Hi bioBakery team,
I am working on a project where I want to achieve subspecies-level resolution in HUMAnN, specifically within Bifidobacterium longum (subsp. infantis and subsp. longum).
I have already modified the MetaPhlAn marker database to distinguish these subspecies successfully at the taxonomic profiling level.
I am running HUMAnN with a custom MetaPhlAn database and passing MetaPhlAn options through HUMAnN. However, I am encountering an error related to missing abundance/coverage fields in the MetaPhlAn taxonomic profile.
humann -i sample1_interleaved.fastq.gz -o output/ --memory-use maximum --remove-temp-output --metaphlan-options “-x mpa_vOct22_CHOCOPhlAnSGB_202403 --bowtie2db customdb/ -t rel_ab_w_read_stats” and error recieved:
ERROR: The relative abundance and coverage were not found in the MetaPhlAn taxonomic profile.
Please run MetaPhlAn with the option(s): -t rel_ab_w_read_stats.
However, I would like to understand the correct and supported way to make HUMAnN functional profiling consistent with this custom taxonomy.
My questions are:
-
HUMAnN documentation states that ChocoPhlAn is a pangenome database used for nucleotide-level mapping.

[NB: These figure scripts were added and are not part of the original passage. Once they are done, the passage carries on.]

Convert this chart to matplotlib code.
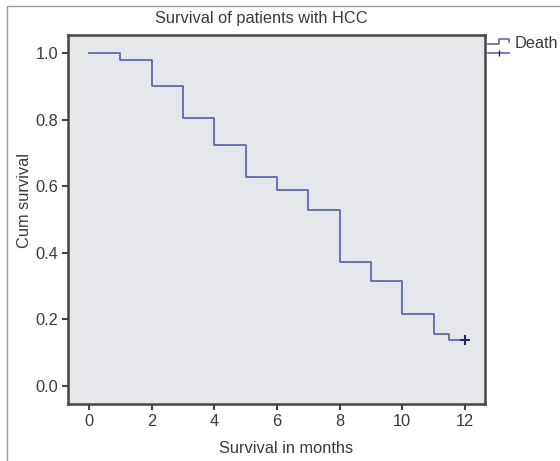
import matplotlib
matplotlib.use("Agg")
import matplotlib.pyplot as plt
from matplotlib.lines import Line2D
from matplotlib.patches import Rectangle

times = [0, 1, 2, 3, 4, 5, 6, 7, 8, 9, 10, 11, 11.5, 12]
survival = [1.0, 0.980, 0.902, 0.804, 0.725, 0.627, 0.588, 0.529, 0.373, 0.314, 0.216, 0.157, 0.137, 0.137]
censor_t = [12]
censor_s = [0.137]
xticks = [0, 2, 4, 6, 8, 10, 12]
yticks = [0.0, 0.2, 0.4, 0.6, 0.8, 1.0]

plt.rcParams['font.family'] = ['Liberation Sans', 'DejaVu Sans']
FS = 11.8
TC = '#3a3a3a'

fig = plt.figure(figsize=(5.6, 4.61), dpi=100)
ax = fig.add_axes([68/560, 1-404/461, (485-68)/560, (404-35)/461])

line_c = '#5b6aab'
ax.step(times, survival, where='post', color=line_c, lw=1.3)
ax.plot(censor_t, censor_s, marker='+', color='#1f2a5a', ms=7, mew=1.5, ls='none')

ax.set_facecolor('#e6e7ea')
ax.set_xlim(-0.67, 12.64)
ax.set_ylim(-0.055, 1.055)
ax.set_xticks(xticks)
ax.set_xticklabels([str(x) for x in xticks])
ax.set_yticks(yticks)
ax.set_yticklabels([f"{y:.1f}" for y in yticks])
for s in ax.spines.values():
    s.set_color('#444444')
    s.set_linewidth(1.8)
ax.tick_params(direction='out', length=4.5, width=1.5, color='#444444',
               labelsize=FS, labelcolor=TC, pad=2.5)

fig.text(286/560, 1-448/461, 'Survival in months', ha='center', va='center', fontsize=FS, color=TC)
fig.text(25/560, 1-200/461, 'Cum survival', ha='center', va='center', rotation=90, fontsize=FS, color=TC)
fig.text(261/560, 1-18/461, 'Survival of patients with HCC', ha='center', va='center',
         fontsize=FS, color=TC)

# legend
fig.text(515/560, 1-43/461, 'Death', ha='left', va='center', fontsize=FS, color=TC)
lx0, lx1 = 488/560, 509/560
ly_hi, ly_lo = 1-39/461, 1-44/461
xs = [lx0, 499/560, 499/560, lx1, lx1]
ys = [ly_lo, ly_lo, ly_hi, ly_hi, 1-42/461]
fig.add_artist(Line2D(xs, ys, color=line_c, lw=1.2, transform=fig.transFigure))
fig.add_artist(Line2D([lx0, lx1], [1-53/461, 1-53/461], color=line_c, lw=1.2, transform=fig.transFigure))
fig.add_artist(Line2D([499/560], [1-53/461], marker='|', ms=5, color='#1f2a5a', transform=fig.transFigure))

# outer frame
fig.add_artist(Rectangle((7/560, -0.05), 1.1, 1-6/461+0.05, fill=False, edgecolor='#9a9a9a', lw=1,
                         transform=fig.transFigure))

fig.savefig('out.png', dpi=100)
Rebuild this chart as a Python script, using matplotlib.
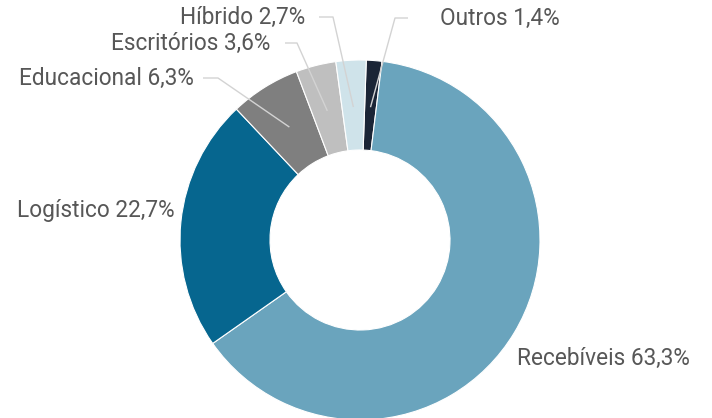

If I introduce new taxa (e.g., subspecies) in MetaPhlAn, what is the correct way to extend or rebuild ChocoPhlAn accordingly? -
Is there a recommended pipeline to:
-
define subspecies-level pangenomes
-
generate corresponding gene families
-
ensure compatibility with HUMAnN naming conventions?
-
-
Does HUMAnN strictly require ChocoPhlAn entries to match MetaPhlAn taxonomic labels one-to-one, or can multiple pangenomes map to a single species-level entry?
-
Are there any internal tools or workflows used by the bioBakery team to regenerate ChocoPhlAn when taxonomy is modified?